-- Start of RECORDED DATA --
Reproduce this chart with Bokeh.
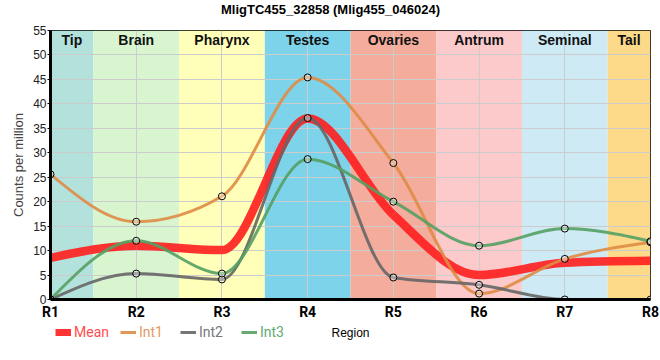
import numpy as np
from bokeh.plotting import figure
from bokeh.layouts import column
from bokeh.models import (ColumnDataSource, Legend, LegendItem, FixedTicker, Range1d, Label)
from bokeh.core.properties import value
from bokeh.embed import file_html
from bokeh.resources import INLINE

# ---------------- data ----------------
regions = ["R1", "R2", "R3", "R4", "R5", "R6", "R7", "R8"]
region_pos = [1, 2, 3, 4, 5, 6, 7, 8]
band_names = ["Tip", "Brain", "Pharynx", "Testes", "Ovaries", "Antrum", "Seminal", "Tail"]
band_colors = ["#B3E2DC", "#D8F5D0", "#FFFFB9", "#7DD3EA", "#F4AC9D", "#FDCACB", "#CEEAF4", "#FDD98A"]

mean_vals = [8.5, 11.0, 10.1, 37.0, 17.3, 5.0, 7.5, 7.9]
int1_vals = [25.6, 15.9, 21.1, 45.4, 27.9, 1.2, 8.3, 11.7]
int2_vals = [0.0, 5.3, 4.1, 37.1, 4.5, 3.0, 0.0, 0.0]
int3_vals = [0.0, 12.0, 5.3, 28.7, 20.0, 11.0, 14.5, 11.9]

series_names = ["Mean", "Int1", "Int2", "Int3"]
series_vals = [mean_vals, int1_vals, int2_vals, int3_vals]
series_colors = ["#FF1E1E", "#DF8C46", "#666666", "#55A064"]
series_widths = [8.5, 3, 3, 3]
legend_widths = [7, 3, 3, 3]
series_markers = [False, True, True, True]
legend_text_colors = ["#FF4D4D", "#E39A62", "#777777", "#5FAA70"]

TITLE = "MligTC455_32858 (Mlig455_046024)"
XLABEL = "Region"
YLABEL = "Counts per million"
FONT = "Liberation Sans"
FONT2 = "Roboto"


def monotone_bezier(xs, ys):
    """d3 curveMonotoneX: convert points to cubic bezier segments."""
    x = np.asarray(xs, float)
    y = np.asarray(ys, float)
    n = len(x)
    h = np.diff(x)
    s = np.diff(y) / h
    t = np.zeros(n)
    for i in range(1, n - 1):
        h0, h1, s0, s1 = h[i - 1], h[i], s[i - 1], s[i]
        p = (s0 * h1 + s1 * h0) / (h0 + h1)
        t[i] = (np.sign(s0) + np.sign(s1)) * min(abs(s0), abs(s1), 0.5 * abs(p))
    t[0] = (3 * s[0] - t[1]) / 2
    t[-1] = (3 * s[-1] - t[-2]) / 2
    d = dict(x0=x[:-1], y0=y[:-1], x1=x[1:], y1=y[1:],
             cx0=x[:-1] + h / 3, cy0=y[:-1] + h / 3 * t[:-1],
             cx1=x[1:] - h / 3, cy1=y[1:] - h / 3 * t[1:])
    return ColumnDataSource(d)


L, R, T, B = 50, 10, 12, 22
FW, FH = 600, 270
SW = L + FW + R


def strip(h):
    f = figure(width=SW, height=h, output_backend="svg", toolbar_location=None,
               x_range=Range1d(-2, -1), y_range=Range1d(-2, -1),
               x_axis_location=None, y_axis_location=None,
               min_border=0, outline_line_color=None)
    f.grid.visible = False
    return f


# ---- title strip (positions relative to the aligned plot frame) ----
p0 = strip(18)
p0.add_layout(Label(x=280, y=9, x_units="screen", y_units="screen", text=TITLE,
                    text_align="center", text_baseline="middle", text_font=FONT,
                    text_font_size="13px", text_font_style="bold", text_color="black"))

# ---- main plot ----
p = figure(width=SW, height=T + FH + B, output_backend="svg", toolbar_location=None,
           x_range=Range1d(1, 8), y_range=Range1d(0, 55),
           min_border_left=L, min_border_right=R, min_border_top=T, min_border_bottom=B)

# bands
n = len(region_pos)
lefts = [max(v - 0.5, region_pos[0]) for v in region_pos]
rights = [min(v + 0.5, region_pos[-1]) for v in region_pos]
band_src = ColumnDataSource(dict(left=lefts, right=rights, bottom=[0] * n, top=[55] * n,
                                 color=band_colors, name=band_names,
                                 cx=[(a + b) / 2 for a, b in zip(lefts, rights)]))
p.quad(left="left", right="right", bottom="bottom", top="top", fill_color="color",
       line_color=None, source=band_src, level="image")
p.text(x="cx", y="top", text="name", source=band_src, text_align="center",
       text_baseline="top", y_offset=1, text_font=value(FONT), text_font_size="14px",
       text_font_style="bold", text_color="#111111")

# curves
for vals, color, lw in zip(series_vals, series_colors, series_widths):
    src = monotone_bezier(region_pos, vals)
    p.bezier(x0="x0", y0="y0", x1="x1", y1="y1", cx0="cx0", cy0="cy0", cx1="cx1", cy1="cy1",
             source=src, line_color=color, line_width=lw, line_alpha=0.9)

for vals, mk in zip(series_vals, series_markers):
    if mk:
        p.scatter(x=region_pos, y=vals, size=7, marker="circle", line_color="black",
                  line_width=1, fill_color="white", fill_alpha=0.35)

# grid
p.xgrid.ticker = FixedTicker(ticks=region_pos)
p.ygrid.ticker = FixedTicker(ticks=list(range(0, 56, 5)))
p.xgrid.grid_line_color = "#cccccc"
p.ygrid.grid_line_color = "#cccccc"

# axes
p.xaxis.ticker = FixedTicker(ticks=region_pos)
p.xaxis.major_label_overrides = {v: r for v, r in zip(region_pos, regions)}
p.xaxis.major_tick_line_color = None
p.xaxis.major_tick_out = 0
p.xaxis.major_tick_in = 0
p.xaxis.minor_tick_line_color = None
p.xaxis.axis_line_width = 3
p.xaxis.axis_line_color = "black"
p.xaxis.major_label_text_font = FONT2
p.xaxis.major_label_text_font_size = "14px"
p.xaxis.major_label_text_font_style = "bold"
p.xaxis.major_label_text_color = "black"
p.xaxis.major_label_standoff = 4

p.yaxis.ticker = FixedTicker(ticks=list(range(0, 56, 5)))
p.yaxis.minor_tick_line_color = None
p.yaxis.axis_line_width = 3
p.yaxis.axis_line_color = "black"
p.yaxis.major_tick_out = 3
p.yaxis.major_tick_in = 0
p.yaxis.major_tick_line_color = "black"
p.yaxis.major_label_text_font = FONT
p.yaxis.major_label_text_font_size = "12px"
p.yaxis.major_label_text_color = "#222222"
p.yaxis.major_label_standoff = 1
p.yaxis.axis_label = YLABEL
p.yaxis.axis_label_text_font = FONT
p.yaxis.axis_label_text_font_size = "13px"
p.yaxis.axis_label_text_font_style = "normal"
p.yaxis.axis_label_standoff = 4

p.outline_line_color = "black"
p.outline_line_width = 1

# ---- strip below: legend + axis title ----
p2 = strip(22)
leg_x = [5, 70, 130, 191]
for name, vals, color, lw, tc, lx in zip(series_names, series_vals, series_colors,
                                         legend_widths, legend_text_colors, leg_x):
    r = p2.line(x=region_pos, y=vals, line_color=color, line_width=lw, line_alpha=0.9)
    lg = Legend(items=[LegendItem(label=name, renderers=[r])], location=(lx, 4),
                orientation="horizontal", padding=0, margin=0, spacing=0,
                glyph_width=16, glyph_height=10, label_standoff=3, label_height=12,
                label_text_font=FONT2, label_text_font_size="14px", label_text_color=tc,
                label_text_baseline="middle",
                background_fill_alpha=0, border_line_color=None)
    p2.add_layout(lg, "center")

p2.add_layout(Label(x=FW / 2, y=12, x_units="screen", y_units="screen", text=XLABEL,
                    text_align="center", text_baseline="middle", text_font=FONT,
                    text_font_size="12px", text_color="black"))

layout = column(p0, p, p2, spacing=0)
open("out.html", "w").write(file_html(layout, INLINE))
-- End of RECORDED DATA --
REQUIREMENTS:
Would you reproduce the lines above, from the very first through the line containing "from bokeh.resources import INLINE", exactly and without the pictures?

WRITTEN ANSWER:
Reproduce this chart with Bokeh.
import numpy as np
from bokeh.plotting import figure
from bokeh.layouts import column
from bokeh.models import (ColumnDataSource, Legend, LegendItem, FixedTicker, Range1d, Label)
from bokeh.core.properties import value
from bokeh.embed import file_html
from bokeh.resources import INLINE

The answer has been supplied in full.